Originally Posted by Bacchus
I would start by looking at $/AH and calculate how much longer another batty would have to last to break even and then decide if it's a worthwhile bet?
You said it much better than I could. Thank you.
AGM roughly 2X $ of FLA... only you can decide if convenience is worth the extra $. Properly cared for I wouldn't expect a large difference in longevity... poorly cared for you can kill both rather quickly.
I only know of three advantages to AGM. I may be wrong with these three and there may be others.
1) No need to water
2) Higher acceptance rate.
3) No positionally sensitive.
#2, if true, could be acceptable. I spoke to a tech at the battery manufacturer of my house bank AGMs. They recommended that their AGMs be charged at .2 of the C20 Ah rating. Lifeline goes even further and says that if their batteries should be charged at as high an amperage as practical, up to 5 times the C20 of the bank. They also say that if their batteries are regularly discharge to 50% or more of DOD than the charger should be able to charge at least at .2% of C20. I believe that the recommendation for wet cells is that bulk charging should be done at about 10% of C20 Ah.

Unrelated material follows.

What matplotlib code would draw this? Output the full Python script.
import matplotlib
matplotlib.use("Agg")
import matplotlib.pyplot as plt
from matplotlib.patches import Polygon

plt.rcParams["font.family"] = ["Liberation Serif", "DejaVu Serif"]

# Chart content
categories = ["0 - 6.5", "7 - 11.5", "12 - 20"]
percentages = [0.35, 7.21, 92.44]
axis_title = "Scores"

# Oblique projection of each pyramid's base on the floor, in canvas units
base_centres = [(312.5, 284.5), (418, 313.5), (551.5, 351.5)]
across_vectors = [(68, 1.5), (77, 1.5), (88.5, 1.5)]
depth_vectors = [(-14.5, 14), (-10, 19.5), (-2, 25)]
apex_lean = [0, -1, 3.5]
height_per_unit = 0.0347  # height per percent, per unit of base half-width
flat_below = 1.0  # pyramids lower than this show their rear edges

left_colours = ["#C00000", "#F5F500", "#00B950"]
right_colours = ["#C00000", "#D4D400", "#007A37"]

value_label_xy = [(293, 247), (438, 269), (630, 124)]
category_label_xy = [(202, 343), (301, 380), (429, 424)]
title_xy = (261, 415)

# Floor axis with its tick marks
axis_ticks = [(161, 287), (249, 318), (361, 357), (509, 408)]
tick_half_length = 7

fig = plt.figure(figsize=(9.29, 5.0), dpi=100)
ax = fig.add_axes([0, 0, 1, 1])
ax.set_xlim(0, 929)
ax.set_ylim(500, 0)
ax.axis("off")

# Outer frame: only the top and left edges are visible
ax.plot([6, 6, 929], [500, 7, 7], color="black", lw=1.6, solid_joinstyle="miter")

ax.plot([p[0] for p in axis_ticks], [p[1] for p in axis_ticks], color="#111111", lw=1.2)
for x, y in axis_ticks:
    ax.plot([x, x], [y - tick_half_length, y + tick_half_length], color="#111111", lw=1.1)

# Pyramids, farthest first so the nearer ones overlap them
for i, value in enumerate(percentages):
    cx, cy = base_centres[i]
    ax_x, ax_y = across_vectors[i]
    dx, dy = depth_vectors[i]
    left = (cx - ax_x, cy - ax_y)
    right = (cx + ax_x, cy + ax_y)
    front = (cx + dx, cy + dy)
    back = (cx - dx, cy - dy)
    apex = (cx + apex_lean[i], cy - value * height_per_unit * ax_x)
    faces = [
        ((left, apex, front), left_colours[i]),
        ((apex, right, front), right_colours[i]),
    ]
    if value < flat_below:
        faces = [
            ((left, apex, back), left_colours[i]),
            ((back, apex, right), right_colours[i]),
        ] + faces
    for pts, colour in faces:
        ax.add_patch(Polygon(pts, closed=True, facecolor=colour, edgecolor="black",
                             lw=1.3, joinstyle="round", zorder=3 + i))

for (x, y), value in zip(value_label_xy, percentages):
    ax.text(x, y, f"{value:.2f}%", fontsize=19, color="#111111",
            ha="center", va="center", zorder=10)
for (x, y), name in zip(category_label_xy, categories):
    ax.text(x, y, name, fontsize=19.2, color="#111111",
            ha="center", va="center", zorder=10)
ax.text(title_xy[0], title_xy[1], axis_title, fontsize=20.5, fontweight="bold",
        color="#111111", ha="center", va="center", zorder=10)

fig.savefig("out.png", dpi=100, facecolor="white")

For large banks this can make a difference. My bank was nominally 780Ah when new. Charging that at .2 C20 would be 156 amps. My charger is only rated for 125 amps (although I typically see 130amps during bulk charging). So I max out my charger. This means that I can get to the absorb phase of charging a lot faster than if I was limiting my charger to 10% of C20 or 78 amps.
The faster I can hit the absorb phase the better the chance that I can get my batteries fully recharged via my solar panel during the day. This might mean running my genset for an hour in the morning vs two hours in the morning.
As usual, I could be wrong but I think charge acceptance is potentially a bigger advantage of AGM for some of us than the maintenance.